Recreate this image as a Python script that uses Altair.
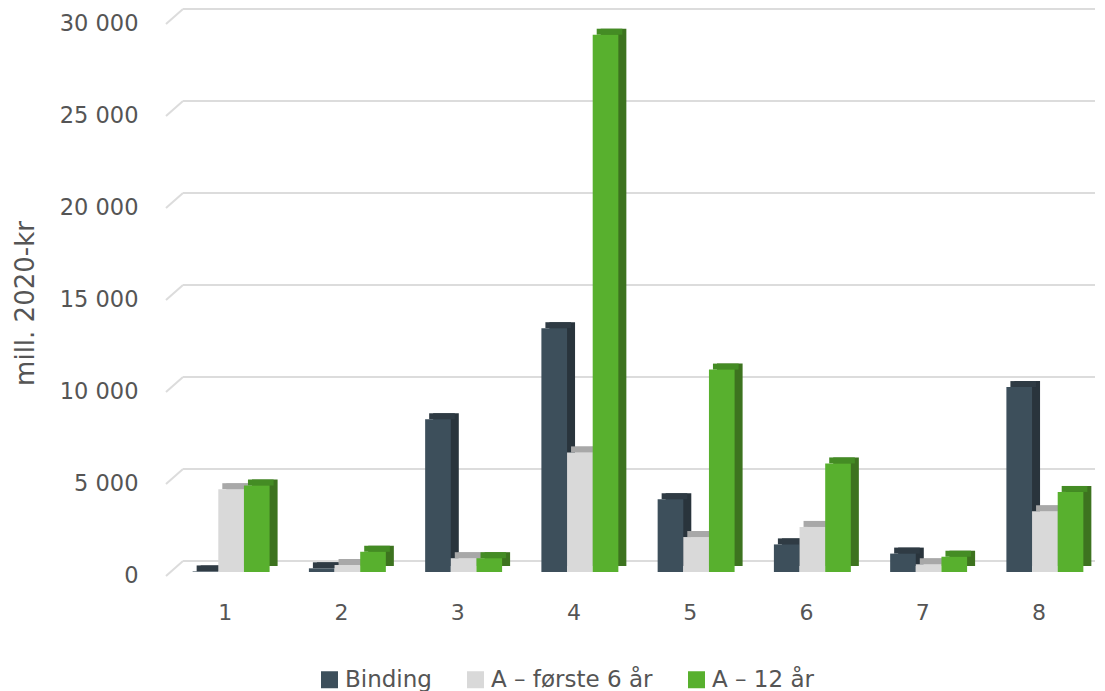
import altair as alt
import pandas as pd

categories = ["1", "2", "3", "4", "5", "6", "7", "8"]
series = ["Binding", "A – første 6 år", "A – 12 år"]
binding = [30, 200, 8300, 13250, 3950, 1500, 1000, 10050]
first6 = [4500, 380, 750, 6500, 1900, 2450, 420, 3300]
twelve = [4700, 1100, 750, 29200, 11000, 5900, 830, 4350]
grid_values = [0, 5000, 10000, 15000, 20000, 25000, 30000]

front_colors = ["#3d4f5b", "#d9d9d9", "#58b02e"]
side_colors = ["#29343c", "#bdbdbd", "#3d731f"]
top_colors = ["#2f3b44", "#a8a8a8", "#448c24"]

rows = []
for s, vals in zip(series, [binding, first6, twelve]):
    for c, v in zip(categories, vals):
        rows.append({"cat": c, "series": s, "value": v})
df = pd.DataFrame(rows)
grid_df = pd.DataFrame({"value": grid_values})

FONT = "DejaVu Sans"
W, H = 930, 552
PAD_INNER = 0.338
BAND = W / len(categories) * (1 - PAD_INNER)
SHIFT = 6
DX, DY = 8, 6

yscale = alt.Scale(domain=[0, 30000], nice=False)
xscale = alt.Scale(paddingInner=PAD_INNER, paddingOuter=PAD_INNER / 2)

yaxis = alt.Axis(values=grid_values, grid=False, domain=False, ticks=False,
                 labelPadding=29, labelOffset=3, labelFontSize=22.5,
                 labelColor="#555555", labelFont=FONT,
                 labelExpr="replace(format(datum.value, ','), ',', ' ')",
                 title="mill. 2020-kr", titleFontSize=26, titleFont=FONT,
                 titleColor="#555555", titleFontWeight="normal",
                 titleAngle=-90, titleX=-142, titleY=283,
                 titleAlign="center", titleBaseline="middle")
xaxis = alt.Axis(title=None, labelAngle=0, domain=False, ticks=False,
                 labelPadding=30, labelFontSize=22, labelColor="#555555",
                 labelFont=FONT, grid=False)

yenc = alt.Y("value:Q", scale=yscale, axis=yaxis, title="mill. 2020-kr")
xenc = alt.X("cat:N", sort=categories, scale=xscale, axis=xaxis)


def xoff(shift):
    return alt.XOffset("series:N", sort=series,
                       scale=alt.Scale(domain=series, range=[shift, shift + BAND],
                                       paddingInner=0, paddingOuter=0))


base = alt.Chart(df)

grid = alt.Chart(grid_df).mark_rule(color="#dcdcdc", strokeWidth=2, yOffset=-11).encode(
    x=alt.value(16), x2=alt.value(W - 2), y=yenc)
stubs = alt.Chart(grid_df).mark_rule(color="#dcdcdc", strokeWidth=2, yOffset=4, y2Offset=-11).encode(
    x=alt.value(-1), x2=alt.value(16), y=yenc, y2="value:Q")

side = base.mark_bar(yOffset=-DY, y2Offset=-DY).encode(
    x=xenc, xOffset=xoff(SHIFT + DX), y=yenc, y2=alt.datum(0),
    color=alt.Color("series:N", scale=alt.Scale(domain=series, range=side_colors), legend=None))

top = base.mark_bar(yOffset=-DY, y2Offset=0).encode(
    x=xenc, xOffset=xoff(SHIFT + DX / 2), y=yenc, y2="value:Q",
    color=alt.Color("series:N", scale=alt.Scale(domain=series, range=top_colors), legend=None))

front = base.mark_bar().encode(
    x=xenc, xOffset=xoff(SHIFT), y=yenc, y2=alt.datum(0),
    color=alt.Color("series:N", scale=alt.Scale(domain=series, range=front_colors),
                    sort=series,
                    legend=alt.Legend(title=None, orient="none", legendX=151, legendY=648,
                                      direction="horizontal", columns=3,
                                      symbolType="square", symbolSize=289,
                                      symbolStrokeWidth=0, labelFontSize=23,
                                      labelFont=FONT, labelColor="#555555",
                                      labelOffset=4, columnPadding=32,
                                      labelLimit=400, symbolOpacity=1)))

chart = alt.layer(grid, stubs, side, top, front).resolve_scale(
    color="independent", xOffset="independent").properties(
    width=W, height=H,
    autosize=alt.AutoSizeParams(type="none"),
    padding={"left": 159, "top": 12, "right": 0, "bottom": 119},
).configure_view(stroke=None)

chart.save("out.html", embed_options={"renderer": "svg", "actions": False})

• [EXERCISE DESCRIPTION]: From the first line above to the line containing "grid_values = [0, 5000, 10000, 15000, 20000, 25000, 30000]", repeat each line exactly. Pictures stay out.

• [FULL RESPONSE]:
Recreate this image as a Python script that uses Altair.
import altair as alt
import pandas as pd

categories = ["1", "2", "3", "4", "5", "6", "7", "8"]
series = ["Binding", "A – første 6 år", "A – 12 år"]
binding = [30, 200, 8300, 13250, 3950, 1500, 1000, 10050]
first6 = [4500, 380, 750, 6500, 1900, 2450, 420, 3300]
twelve = [4700, 1100, 750, 29200, 11000, 5900, 830, 4350]
grid_values = [0, 5000, 10000, 15000, 20000, 25000, 30000]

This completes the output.